Your task is to reproduce, verbatim and without pictures, the lines from the opening of the listing through the line containing "const accL5 = [0.133, 0.214, 0.327, 0.405, 0.445, 0.502];".

───

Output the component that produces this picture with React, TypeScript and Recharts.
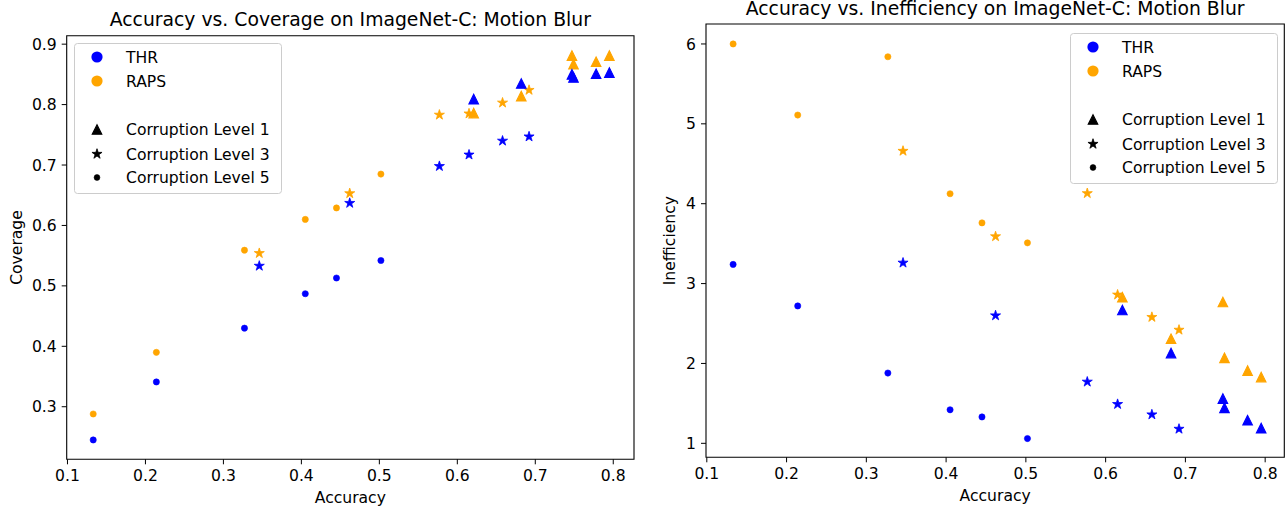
import React from 'react';
import { ScatterChart, Scatter, XAxis, YAxis, ReferenceArea, Legend } from 'recharts';

const FONT = '"DejaVu Sans", sans-serif';
const BLUE = '#0000ff';
const ORANGE = '#ffa500';

// accuracy of the six models at each corruption level
const accL1 = [0.621, 0.682, 0.747, 0.749, 0.778, 0.795];
const accL3 = [0.346, 0.462, 0.577, 0.615, 0.658, 0.692];
const accL5 = [0.133, 0.214, 0.327, 0.405, 0.445, 0.502];

// coverage
const thrCovL1 = [0.809, 0.835, 0.85, 0.845, 0.851, 0.853];
const rapsCovL1 = [0.786, 0.814, 0.881, 0.867, 0.871, 0.881];
const thrCovL3 = [0.533, 0.637, 0.698, 0.717, 0.74, 0.747];
const rapsCovL3 = [0.554, 0.653, 0.783, 0.785, 0.803, 0.824];
const thrCovL5 = [0.245, 0.341, 0.43, 0.487, 0.513, 0.542];
const rapsCovL5 = [0.288, 0.39, 0.559, 0.61, 0.629, 0.685];

// inefficiency (set size)
const thrIneffL1 = [2.67, 2.13, 1.56, 1.445, 1.29, 1.19];
const rapsIneffL1 = [2.83, 2.31, 2.77, 2.07, 1.91, 1.83];
const thrIneffL3 = [3.26, 2.6, 1.77, 1.49, 1.36, 1.18];
const rapsIneffL3 = [4.66, 3.59, 4.13, 2.86, 2.58, 2.42];
const thrIneffL5 = [3.24, 2.72, 1.88, 1.42, 1.33, 1.06];
const rapsIneffL5 = [6.0, 5.11, 5.84, 4.125, 3.76, 3.51];

const accTicks = [0.1, 0.2, 0.3, 0.4, 0.5, 0.6, 0.7, 0.8];
const covTicks = [0.3, 0.4, 0.5, 0.6, 0.7, 0.8, 0.9];
const ineffTicks = [1, 2, 3, 4, 5, 6];

const methods = ['THR', 'RAPS'];
const methodColors = [BLUE, ORANGE];
const levels = ['Corruption Level 1', 'Corruption Level 3', 'Corruption Level 5'];

const pts = (xs: number[], ys: number[]) => xs.map((x, i) => ({ x, y: ys[i] }));

const starPath = (cx: number, cy: number, R: number) => {
  let d = '';
  for (let i = 0; i < 10; i++) {
    const r = i % 2 === 0 ? R : R * 0.382;
    const a = -Math.PI / 2 + (i * Math.PI) / 5;
    d += (i === 0 ? 'M' : 'L') + (cx + r * Math.cos(a)).toFixed(2) + ',' + (cy + r * Math.sin(a)).toFixed(2);
  }
  return d + 'Z';
};

const Marker = ({ kind, cx, cy, color, big }: any) => {
  if (kind === 'tri') {
    const h = 4.8;
    return <path d={`M${cx},${cy - h}L${cx - h},${cy + h}L${cx + h},${cy + h}Z`} fill={color} stroke={color} strokeWidth={1.1} />;
  }
  if (kind === 'star') {
    return <path d={starPath(cx, cy, 5.3)} fill={color} stroke={color} strokeWidth={0.8} />;
  }
  if (kind === 'circle') {
    return <circle cx={cx} cy={cy} r={5.6} fill={color} />;
  }
  return <circle cx={cx} cy={cy} r={big ? 2.9 : 3.1} fill={color} stroke={color} strokeWidth={0.6} />;
};

const shapeOf = (kind: string, color: string) => (p: any) => <Marker kind={kind} cx={p.cx} cy={p.cy} color={color} />;

const LegendBox = () => {
  const rows = [14, 38, 86.5, 111, 134.5];
  return (
    <svg width={208} height={151} style={{ display: 'block' }}>
      <rect x={0.5} y={0.5} width={207} height={150} rx={3} fill="#fff" fillOpacity={0.8} stroke="#cccccc" />
      {methods.map((m, i) => (
        <g key={m}>
          <Marker kind="circle" cx={23} cy={rows[i]} color={methodColors[i]} />
          <text x={52} y={rows[i]} dy="0.36em" fontSize={15.6} fontFamily={FONT} fill="#000">{m}</text>
        </g>
      ))}
      {levels.map((l, i) => (
        <g key={l}>
          <Marker kind={['tri', 'star', 'dot'][i]} cx={23} cy={rows[i + 2]} color="#000" big />
          <text x={52} y={rows[i + 2]} dy="0.36em" fontSize={15.6} fontFamily={FONT} fill="#000">{l}</text>
        </g>
      ))}
    </svg>
  );
};

const Panel = ({ left, width, margin, yAxisW, xDomain, yDomain, yTicks, yFmt, yLabel, yLabelX, series, legendPos, title, titleTop }: any) => {
  const tickStyle = { fill: '#000', fontSize: 15.6, fontFamily: FONT };
  return (
    <div style={{ position: 'absolute', left, top: 0, width, height: 511 }}>
      <ScatterChart width={width} height={511} margin={margin}>
        <XAxis
          type="number"
          dataKey="x"
          domain={xDomain}
          ticks={accTicks}
          allowDataOverflow
          tickFormatter={(v: number) => v.toFixed(1)}
          tick={tickStyle}
          stroke="#000"
          axisLine={false}
          tickSize={5}
          tickMargin={6}
          height={44}
          label={{ value: 'Accuracy', position: 'insideBottom', offset: 0, fill: '#000', fontSize: 15.6, fontFamily: FONT }}
        />
        <YAxis
          type="number"
          dataKey="y"
          domain={yDomain}
          ticks={yTicks}
          allowDataOverflow
          tickFormatter={yFmt}
          tick={tickStyle}
          stroke="#000"
          axisLine={false}
          tickSize={5}
          tickMargin={5}
          width={yAxisW}
          label={{
            content: ({ viewBox }: any) => {
              const cy = viewBox.y + viewBox.height / 2;
              return (
                <text x={yLabelX} y={cy} dy="0.36em" textAnchor="middle" transform={`rotate(-90 ${yLabelX} ${cy})`} fontSize={15.6} fontFamily={FONT} fill="#000">
                  {yLabel}
                </text>
              );
            },
          }}
        />
        <ReferenceArea x1={xDomain[0]} x2={xDomain[1]} y1={yDomain[0]} y2={yDomain[1]} fill="none" stroke="#000" strokeWidth={1.1} ifOverflow="visible" />
        {series.map((s: any, i: number) => (
          <Scatter key={i} data={s.data} shape={shapeOf(s.kind, s.color)} isAnimationActive={false} />
        ))}
        <Legend content={() => <LegendBox />} layout="horizontal" verticalAlign="middle" wrapperStyle={{ left: legendPos[0], top: legendPos[1], width: 208, height: 151 }} />
      </ScatterChart>
      <div
        style={{
          position: 'absolute',
          left: margin.left + yAxisW,
          width: width - margin.left - yAxisW - margin.right,
          top: titleTop,
          textAlign: 'center',
          fontFamily: FONT,
          fontSize: 18.8,
          lineHeight: '19px',
          color: '#000',
          whiteSpace: 'nowrap',
        }}
      >
        {title}
      </div>
    </div>
  );
};

export default function App() {
  const covSeries = [
    { data: pts(accL5, rapsCovL5), kind: 'dot', color: ORANGE },
    { data: pts(accL3, rapsCovL3), kind: 'star', color: ORANGE },
    { data: pts(accL1, rapsCovL1), kind: 'tri', color: ORANGE },
    { data: pts(accL5, thrCovL5), kind: 'dot', color: BLUE },
    { data: pts(accL3, thrCovL3), kind: 'star', color: BLUE },
    { data: pts(accL1, thrCovL1), kind: 'tri', color: BLUE },
  ];
  const ineffSeries = [
    { data: pts(accL5, rapsIneffL5), kind: 'dot', color: ORANGE },
    { data: pts(accL3, rapsIneffL3), kind: 'star', color: ORANGE },
    { data: pts(accL1, rapsIneffL1), kind: 'tri', color: ORANGE },
    { data: pts(accL5, thrIneffL5), kind: 'dot', color: BLUE },
    { data: pts(accL3, thrIneffL3), kind: 'star', color: BLUE },
    { data: pts(accL1, thrIneffL1), kind: 'tri', color: BLUE },
  ];
  return (
    <div style={{ position: 'absolute', left: 0, top: 0, width: 1286, height: 511, background: '#fff', overflow: 'hidden' }}>
      <Panel
        left={0}
        width={640}
        margin={{ top: 35.7, right: 6, bottom: 7.7, left: 0 }}
        yAxisW={66.7}
        xDomain={[0.099, 0.8266]}
        yDomain={[0.213, 0.914]}
        yTicks={covTicks}
        yFmt={(v: number) => v.toFixed(1)}
        yLabel="Coverage"
        yLabelX={16}
        series={covSeries}
        legendPos={[74.3, 43]}
        title="Accuracy vs. Coverage on ImageNet-C: Motion Blur"
        titleTop={10}
      />
      <Panel
        left={640}
        width={646}
        margin={{ top: 24, right: 1.7, bottom: 9.7, left: 0 }}
        yAxisW={66}
        xDomain={[0.099, 0.824]}
        yDomain={[0.825, 6.25]}
        yTicks={ineffTicks}
        yFmt={(v: number) => String(v)}
        yLabel="Inefficiency"
        yLabelX={29}
        series={ineffSeries}
        legendPos={[430, 33]}
        title="Accuracy vs. Inefficiency on ImageNet-C: Motion Blur"
        titleTop={-1.5}
      />
    </div>
  );
}
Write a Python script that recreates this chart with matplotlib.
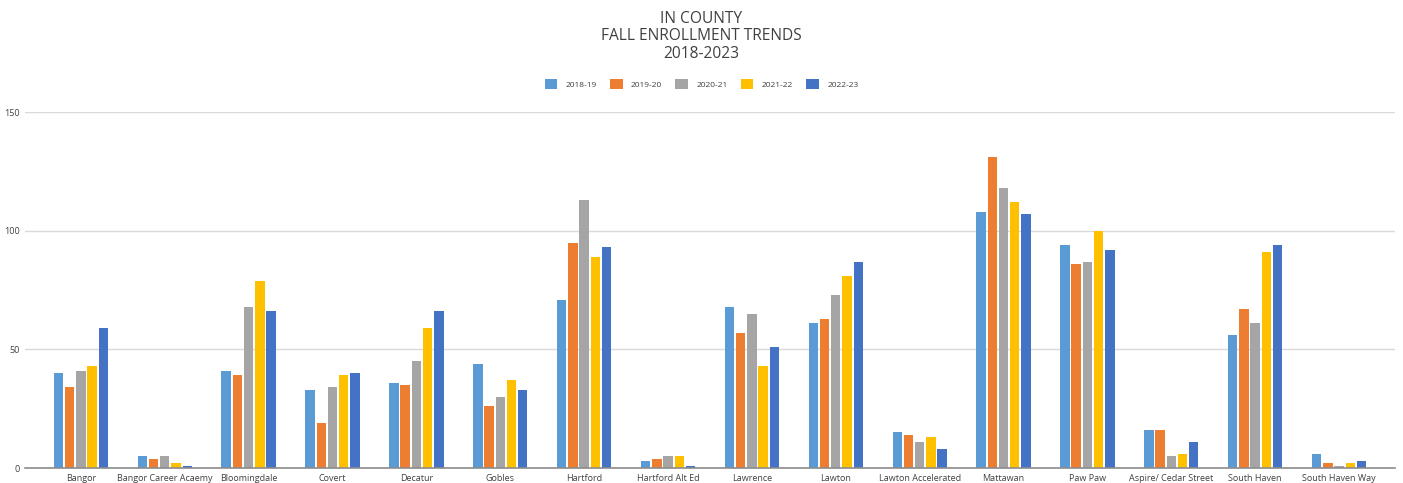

───

EXERCISE RESPONSE »
Output the component that produces this picture with React, TypeScript and Recharts.
import React from 'react';
import { ScatterChart, Scatter, XAxis, YAxis, ReferenceArea, Legend } from 'recharts';

const FONT = '"DejaVu Sans", sans-serif';
const BLUE = '#0000ff';
const ORANGE = '#ffa500';

// accuracy of the six models at each corruption level
const accL1 = [0.621, 0.682, 0.747, 0.749, 0.778, 0.795];
const accL3 = [0.346, 0.462, 0.577, 0.615, 0.658, 0.692];
const accL5 = [0.133, 0.214, 0.327, 0.405, 0.445, 0.502];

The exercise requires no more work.